## PROBLEM
Copy the data precisely, character for character, and leave out every picture.

## DATASET SECTION
——————

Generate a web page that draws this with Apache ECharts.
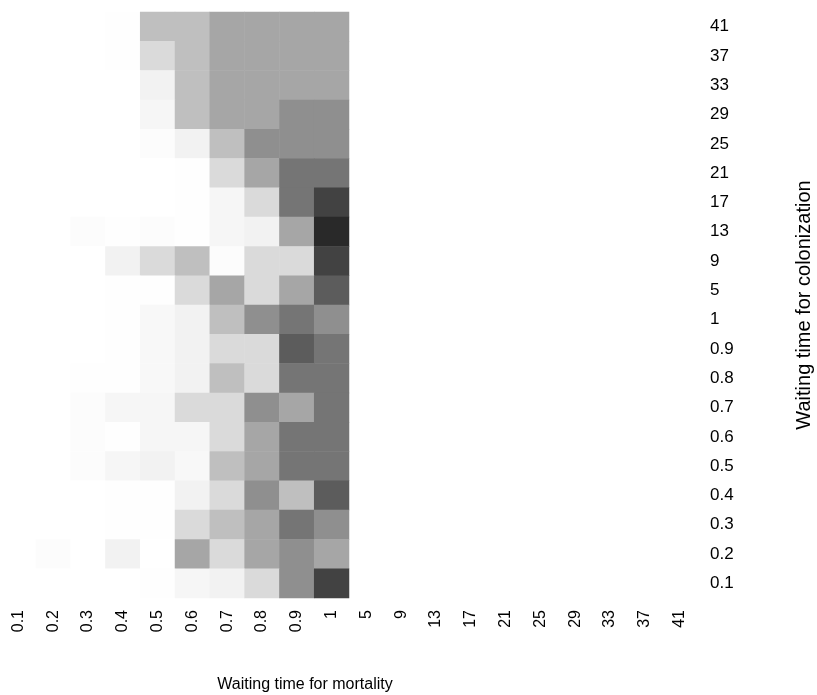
<!DOCTYPE html>
<html>
<head>
<meta charset="utf-8">
<title>heatmap</title>
<script src="https://cdn.jsdelivr.net/npm/echarts@6/dist/echarts.min.js"></script>
<style>
  html, body { margin: 0; padding: 0; background: #fff; }
  #main { width: 817px; height: 695px; }
</style>
</head>
<body>
<div id="main"></div>
<script>
// x: waiting time for mortality, y: waiting time for colonization
const xLabels = ['0.1', '0.2', '0.3', '0.4', '0.5', '0.6', '0.7', '0.8', '0.9', '1',
                 '5', '9', '13', '17', '21', '25', '29', '33', '37', '41']
const yLabels = ['0.1', '0.2', '0.3', '0.4', '0.5', '0.6', '0.7', '0.8', '0.9', '1',
                 '5', '9', '13', '17', '21', '25', '29', '33', '37', '41']

// darkness of each cell (0 = white, 1 = black)
// one row per colonization time, top row (41) first, columns 0.1 .. 1 of mortality
const rows = [
  [0, 0, 0, 0.005, 0.25, 0.25, 0.35, 0.35, 0.35, 0.35],       // 41
  [0, 0, 0, 0.005, 0.145, 0.25, 0.35, 0.35, 0.35, 0.35],      // 37
  [0, 0, 0, 0, 0.05, 0.25, 0.35, 0.35, 0.35, 0.35],           // 33
  [0, 0, 0, 0, 0.035, 0.25, 0.35, 0.35, 0.44, 0.44],          // 29
  [0, 0, 0, 0, 0.01, 0.05, 0.25, 0.44, 0.44, 0.44],           // 25
  [0, 0, 0, 0, 0, 0.005, 0.145, 0.35, 0.54, 0.54],            // 21
  [0, 0, 0, 0, 0, 0.005, 0.035, 0.145, 0.54, 0.74],           // 17
  [0, 0, 0.01, 0.005, 0.012, 0.005, 0.035, 0.05, 0.35, 0.84], // 13
  [0, 0, 0, 0.05, 0.145, 0.25, 0.01, 0.145, 0.145, 0.74],     // 9
  [0, 0, 0, 0.005, 0.005, 0.145, 0.35, 0.145, 0.35, 0.64],    // 5
  [0, 0, 0, 0.005, 0.027, 0.05, 0.25, 0.44, 0.54, 0.44],      // 1
  [0, 0, 0, 0.005, 0.027, 0.05, 0.145, 0.145, 0.64, 0.54],    // 0.9
  [0, 0, 0.005, 0.005, 0.027, 0.05, 0.25, 0.145, 0.54, 0.54], // 0.8
  [0, 0, 0.01, 0.035, 0.035, 0.145, 0.145, 0.44, 0.35, 0.54], // 0.7
  [0, 0, 0.01, 0.005, 0.035, 0.035, 0.145, 0.35, 0.54, 0.54], // 0.6
  [0, 0, 0.01, 0.035, 0.05, 0.027, 0.25, 0.35, 0.54, 0.54],   // 0.5
  [0, 0, 0, 0.005, 0.005, 0.05, 0.145, 0.44, 0.25, 0.64],     // 0.4
  [0, 0, 0, 0.005, 0.005, 0.145, 0.25, 0.35, 0.54, 0.44],     // 0.3
  [0, 0.01, 0, 0.05, 0, 0.35, 0.145, 0.35, 0.44, 0.35],       // 0.2
  [0, 0, 0, 0, 0.005, 0.035, 0.05, 0.145, 0.44, 0.74]         // 0.1
]

// [xIndex, yIndex, value] for the heatmap
const cells = []
for (var r = 0; r < rows.length; r++) {
  const yi = yLabels.length - 1 - r
  for (var c = 0; c < rows[r].length; c++) {
    cells.push([c, yi, rows[r][c]])
  }
}

const chart = echarts.init(document.getElementById('main'), null, { renderer: 'canvas' })
const option = {
  backgroundColor: '#ffffff',
  animation: false,
  grid: {
    left: 1,
    right: 120,
    top: 12,
    bottom: 97,
    containLabel: false,
    outerBoundsMode: 'none'
  },
  xAxis: {
    type: 'category',
    data: xLabels,
    name: 'Waiting time for mortality',
    nameLocation: 'middle',
    nameGap: 79,
    nameTextStyle: {
      fontFamily: 'Liberation Sans',
      fontSize: 16,
      color: '#000',
      padding: [0, 88, 0, 0]
    },
    axisLine: { show: false },
    axisTick: { show: false },
    splitLine: { show: false },
    axisLabel: {
      rotate: 90,
      margin: 12,
      interval: 0,
      fontFamily: 'Liberation Sans',
      fontSize: 16,
      color: '#000',
      padding: [8, 0, 0, 0]
    }
  },
  yAxis: {
    type: 'category',
    data: yLabels,
    position: 'right',
    name: 'Waiting time for colonization',
    nameLocation: 'middle',
    nameRotate: 90,
    nameGap: 97,
    nameTextStyle: {
      fontFamily: 'Liberation Sans',
      fontSize: 20,
      color: '#000'
    },
    axisLine: { show: false },
    axisTick: { show: false },
    splitLine: { show: false },
    axisLabel: {
      margin: 13,
      interval: 0,
      fontFamily: 'Liberation Sans',
      fontSize: 17,
      color: '#000',
      padding: [5, 0, 0, 0]
    }
  },
  visualMap: {
    show: false,
    type: 'continuous',
    min: 0,
    max: 1,
    calculable: false,
    inRange: { color: ['#ffffff', '#000000'] }
  },
  series: [
    {
      type: 'heatmap',
      data: cells,
      itemStyle: { borderWidth: 0 },
      emphasis: { disabled: true }
    }
  ]
}
chart.setOption(option)
</script>
</body>
</html>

——————

## FINISHED EXERCISE
Generate a web page that draws this with Apache ECharts.
<!DOCTYPE html>
<html>
<head>
<meta charset="utf-8">
<title>heatmap</title>
<script src="https://cdn.jsdelivr.net/npm/echarts@6/dist/echarts.min.js"></script>
<style>
  html, body { margin: 0; padding: 0; background: #fff; }
  #main { width: 817px; height: 695px; }
</style>
</head>
<body>
<div id="main"></div>
<script>
// x: waiting time for mortality, y: waiting time for colonization
const xLabels = ['0.1', '0.2', '0.3', '0.4', '0.5', '0.6', '0.7', '0.8', '0.9', '1',
                 '5', '9', '13', '17', '21', '25', '29', '33', '37', '41']
const yLabels = ['0.1', '0.2', '0.3', '0.4', '0.5', '0.6', '0.7', '0.8', '0.9', '1',
                 '5', '9', '13', '17', '21', '25', '29', '33', '37', '41']

// darkness of each cell (0 = white, 1 = black)
// one row per colonization time, top row (41) first, columns 0.1 .. 1 of mortality
const rows = [
  [0, 0, 0, 0.005, 0.25, 0.25, 0.35, 0.35, 0.35, 0.35],       // 41
  [0, 0, 0, 0.005, 0.145, 0.25, 0.35, 0.35, 0.35, 0.35],      // 37
  [0, 0, 0, 0, 0.05, 0.25, 0.35, 0.35, 0.35, 0.35],           // 33
  [0, 0, 0, 0, 0.035, 0.25, 0.35, 0.35, 0.44, 0.44],          // 29
  [0, 0, 0, 0, 0.01, 0.05, 0.25, 0.44, 0.44, 0.44],           // 25
  [0, 0, 0, 0, 0, 0.005, 0.145, 0.35, 0.54, 0.54],            // 21
  [0, 0, 0, 0, 0, 0.005, 0.035, 0.145, 0.54, 0.74],           // 17
  [0, 0, 0.01, 0.005, 0.012, 0.005, 0.035, 0.05, 0.35, 0.84], // 13
  [0, 0, 0, 0.05, 0.145, 0.25, 0.01, 0.145, 0.145, 0.74],     // 9
  [0, 0, 0, 0.005, 0.005, 0.145, 0.35, 0.145, 0.35, 0.64],    // 5
  [0, 0, 0, 0.005, 0.027, 0.05, 0.25, 0.44, 0.54, 0.44],      // 1
  [0, 0, 0, 0.005, 0.027, 0.05, 0.145, 0.145, 0.64, 0.54],    // 0.9
  [0, 0, 0.005, 0.005, 0.027, 0.05, 0.25, 0.145, 0.54, 0.54], // 0.8
  [0, 0, 0.01, 0.035, 0.035, 0.145, 0.145, 0.44, 0.35, 0.54], // 0.7
  [0, 0, 0.01, 0.005, 0.035, 0.035, 0.145, 0.35, 0.54, 0.54], // 0.6
  [0, 0, 0.01, 0.035, 0.05, 0.027, 0.25, 0.35, 0.54, 0.54],   // 0.5
  [0, 0, 0, 0.005, 0.005, 0.05, 0.145, 0.44, 0.25, 0.64],     // 0.4
  [0, 0, 0, 0.005, 0.005, 0.145, 0.25, 0.35, 0.54, 0.44],     // 0.3
  [0, 0.01, 0, 0.05, 0, 0.35, 0.145, 0.35, 0.44, 0.35],       // 0.2
  [0, 0, 0, 0, 0.005, 0.035, 0.05, 0.145, 0.44, 0.74]         // 0.1
]

// [xIndex, yIndex, value] for the heatmap
const cells = []
for (var r = 0; r < rows.length; r++) {
  const yi = yLabels.length - 1 - r
  for (var c = 0; c < rows[r].length; c++) {
    cells.push([c, yi, rows[r][c]])
  }
}

const chart = echarts.init(document.getElementById('main'), null, { renderer: 'canvas' })
const option = {
  backgroundColor: '#ffffff',
  animation: false,
  grid: {
    left: 1,
    right: 120,
    top: 12,
    bottom: 97,
    containLabel: false,
    outerBoundsMode: 'none'
  },
  xAxis: {
    type: 'category',
    data: xLabels,
    name: 'Waiting time for mortality',
    nameLocation: 'middle',
    nameGap: 79,
    nameTextStyle: {
      fontFamily: 'Liberation Sans',
      fontSize: 16,
      color: '#000',
      padding: [0, 88, 0, 0]
    },
    axisLine: { show: false },
    axisTick: { show: false },
    splitLine: { show: false },
    axisLabel: {
      rotate: 90,
      margin: 12,
      interval: 0,
      fontFamily: 'Liberation Sans',
      fontSize: 16,
      color: '#000',
      padding: [8, 0, 0, 0]
    }
  },
  yAxis: {
    type: 'category',
    data: yLabels,
    position: 'right',
    name: 'Waiting time for colonization',
    nameLocation: 'middle',
    nameRotate: 90,
    nameGap: 97,
    nameTextStyle: {
      fontFamily: 'Liberation Sans',
      fontSize: 20,
      color: '#000'
    },
    axisLine: { show: false },
    axisTick: { show: false },
    splitLine: { show: false },
    axisLabel: {
      margin: 13,
      interval: 0,
      fontFamily: 'Liberation Sans',
      fontSize: 17,
      color: '#000',
      padding: [5, 0, 0, 0]
    }
  },
  visualMap: {
    show: false,
    type: 'continuous',
    min: 0,
    max: 1,
    calculable: false,
    inRange: { color: ['#ffffff', '#000000'] }
  },
  series: [
    {
      type: 'heatmap',
      data: cells,
      itemStyle: { borderWidth: 0 },
      emphasis: { disabled: true }
    }
  ]
}
chart.setOption(option)
</script>
</body>
</html>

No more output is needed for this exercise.